[What the exercise asks] All lines in which the word "matplotlib" occurs are to be extracted.

[Given information]
^^^^^^^^^^^^^^^^

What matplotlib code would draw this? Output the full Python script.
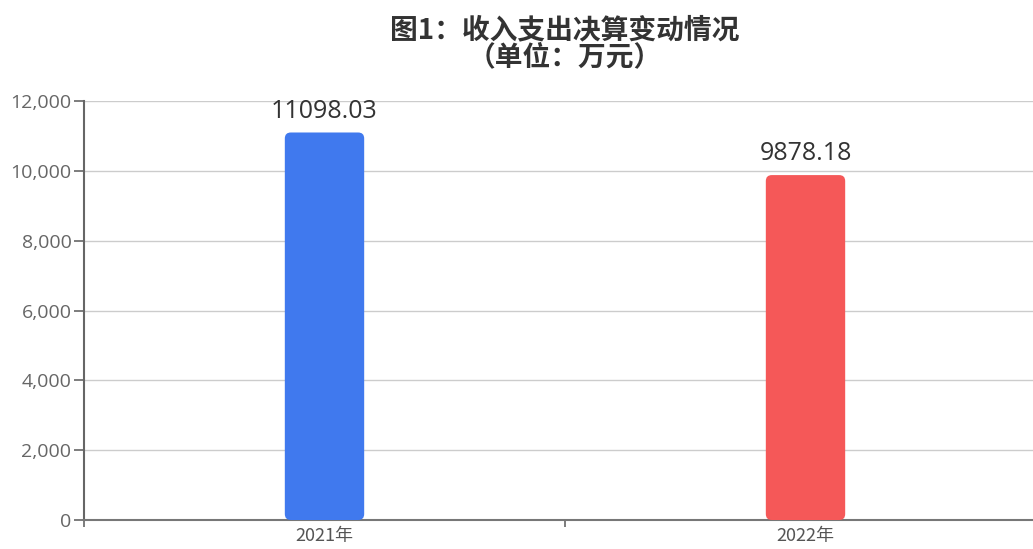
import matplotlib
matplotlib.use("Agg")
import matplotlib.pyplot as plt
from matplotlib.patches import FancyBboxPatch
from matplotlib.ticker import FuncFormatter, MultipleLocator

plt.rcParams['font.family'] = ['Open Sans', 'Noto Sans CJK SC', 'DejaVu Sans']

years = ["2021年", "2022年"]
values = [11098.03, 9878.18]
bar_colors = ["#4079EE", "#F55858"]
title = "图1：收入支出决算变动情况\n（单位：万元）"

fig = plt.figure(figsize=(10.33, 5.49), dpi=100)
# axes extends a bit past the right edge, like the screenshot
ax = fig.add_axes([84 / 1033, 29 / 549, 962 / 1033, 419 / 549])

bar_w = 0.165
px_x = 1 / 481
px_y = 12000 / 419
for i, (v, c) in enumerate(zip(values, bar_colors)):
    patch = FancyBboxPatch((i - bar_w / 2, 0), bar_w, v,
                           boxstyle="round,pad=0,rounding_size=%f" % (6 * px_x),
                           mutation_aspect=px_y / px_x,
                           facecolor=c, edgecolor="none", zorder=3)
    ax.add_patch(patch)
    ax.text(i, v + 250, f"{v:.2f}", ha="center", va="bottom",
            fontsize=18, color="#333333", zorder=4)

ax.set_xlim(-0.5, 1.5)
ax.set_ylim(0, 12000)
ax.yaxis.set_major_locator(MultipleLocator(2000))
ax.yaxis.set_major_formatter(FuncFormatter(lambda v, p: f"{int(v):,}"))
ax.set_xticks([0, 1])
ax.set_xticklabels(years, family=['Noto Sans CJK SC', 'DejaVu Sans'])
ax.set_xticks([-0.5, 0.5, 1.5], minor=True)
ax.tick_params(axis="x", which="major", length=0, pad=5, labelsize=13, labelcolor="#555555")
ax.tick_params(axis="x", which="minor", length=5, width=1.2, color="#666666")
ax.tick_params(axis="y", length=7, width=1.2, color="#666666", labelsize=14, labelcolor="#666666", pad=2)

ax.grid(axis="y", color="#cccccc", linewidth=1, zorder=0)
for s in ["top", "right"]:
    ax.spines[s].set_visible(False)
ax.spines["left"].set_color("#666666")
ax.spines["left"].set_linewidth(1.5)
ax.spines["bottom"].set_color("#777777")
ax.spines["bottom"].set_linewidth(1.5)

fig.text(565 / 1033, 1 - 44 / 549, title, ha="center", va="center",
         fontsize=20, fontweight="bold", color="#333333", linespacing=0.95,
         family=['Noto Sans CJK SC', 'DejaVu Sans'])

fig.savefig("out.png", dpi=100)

^^^^^^^^^^^^^^^^

[Result of the task]
What matplotlib code would draw this? Output the full Python script.
import matplotlib
matplotlib.use("Agg")
import matplotlib.pyplot as plt
from matplotlib.patches import FancyBboxPatch
from matplotlib.ticker import FuncFormatter, MultipleLocator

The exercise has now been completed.